In zijn streven uiteindelijk kapelmeester te worden wordt hij in april 1791 onbetaald assistent van de kapelmeester van de Stephansdom in Wenen. In juni van dat jaar schrijft hij in Baden de muziek van het ons welbekende Ave Verum. In augustus reist de familie Mozart naar Praag voor de kroning van Leopold II als koning van Bohemen. Voor die gelegenheid componeert Mozart de opera “La clemenza di Tito”. Medio september voltooit hij de ook weer in opdracht geschreven opera “Die Zauberflöte”. Bij de première daarvan, op 30 september, dirigeert hij zelf deze opera, die een groot succes was (en, zoals Anthony vertelde, in een bloedtempo werd uitgevoerd).

Mozart in 1789

Ondanks al deze successen was het leven hard: de Mozarts leefden op grote voet en hadden schulden. Mozart raakte door het vele werken uitgeput, leed aan depressies en had de waanvoorstelling dat hij vergiftigd was. Desondanks accepteerde hij de opdracht om een requiem te schrijven, waarvan hij grote delen vanaf zijn ziekbed dicteerde. Aan zijn ziekbed repeteerde men vocale partijen van reeds voltooide delen van het requiem, dat grotendeels nog onvoltooid was. Daarbij namen vrienden van hem de meeste zangpartijen voor hun rekening, terwijl hijzelf de altpartij zong.
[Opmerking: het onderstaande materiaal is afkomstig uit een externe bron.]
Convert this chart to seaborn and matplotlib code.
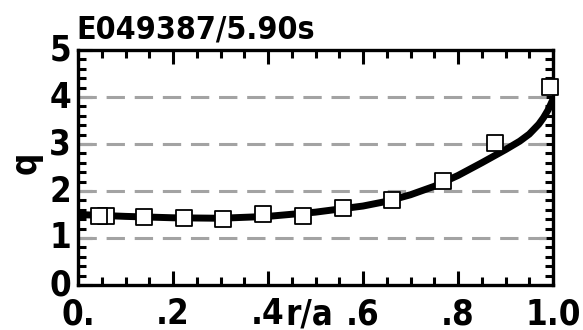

Vanaf 20 november wordt Mozart steeds zieker en na een korte opleving sterft hij op 5 december 1791. Net als de grote Mis in C klein blijft zijn Requiem onvoltooid.

Wolfgang Hildesheimer, een vooraanstaand Mozart biograaf, schrijft over de gelovigheid van Mozart het volgende:
“De kerk als gebouw was voor hem niet zozeer een gewijde plaats als wel de plek waar nu eenmaal een orgel stond. Het was niet een instrument van zijn keuze, maar men kon erop spelen. Als hij ervoor in de stemming was zag hij er ook geen been in de gewijde sfeer van een mis te verstoren door grappen uit te halen met cadensen en geïmproviseerde versieringen om potentiële bidders aan het lachen te maken”.
Elders schrijft hij:
“Mozart was musicus en dramaticus; zijn muziek beantwoordt de vraag van zijn gelovigheid niet. Zijn missen mogen bij gelovigen innige religieuze gevoelens tevoorschijn roepen, ze waren daarop bewust gemáákt, echter niet door geloof ingegeven, maar door de wil het uit te beelden. Meestal klinkt het verlangen van de dramaticus mee om een opera te componeren. Dit zij niet zo opgevat als zou daarmee ook maar iets ten nadele van de kwaliteit gezegd willen zijn, die bij afzonderlijke stukken kerkelijke muziek grandioze toppen bereikt, en stellig beleven wij momenten waarop wij Mozart nauwelijks anders kunnen zien dan ten diepste geïnspireerd door het thema van zijn tekst. Voor het beleven van dergelijke momenten zal ieder zijn eigen bewijsplaatsen hebben; voor mij is dat bijvoorbeeld de overgang van g-mineur naar Es-majeur aan het eind van het “Qui Tollis” van de mis in C-mineur….” “… innige vroomheid (…) is wat opgeroepen wordt, niet de geestesgesteldheid tijdens het creatieve denkproces. De wens om deze stemming op te roepen vereist objectieve beheersing over de stof, niet er zelf door meegesleept zijn”.
Men mag hiervan denken wat men wil – geniet vooral van de prachtige muziek van Mozarts Mis in C-klein.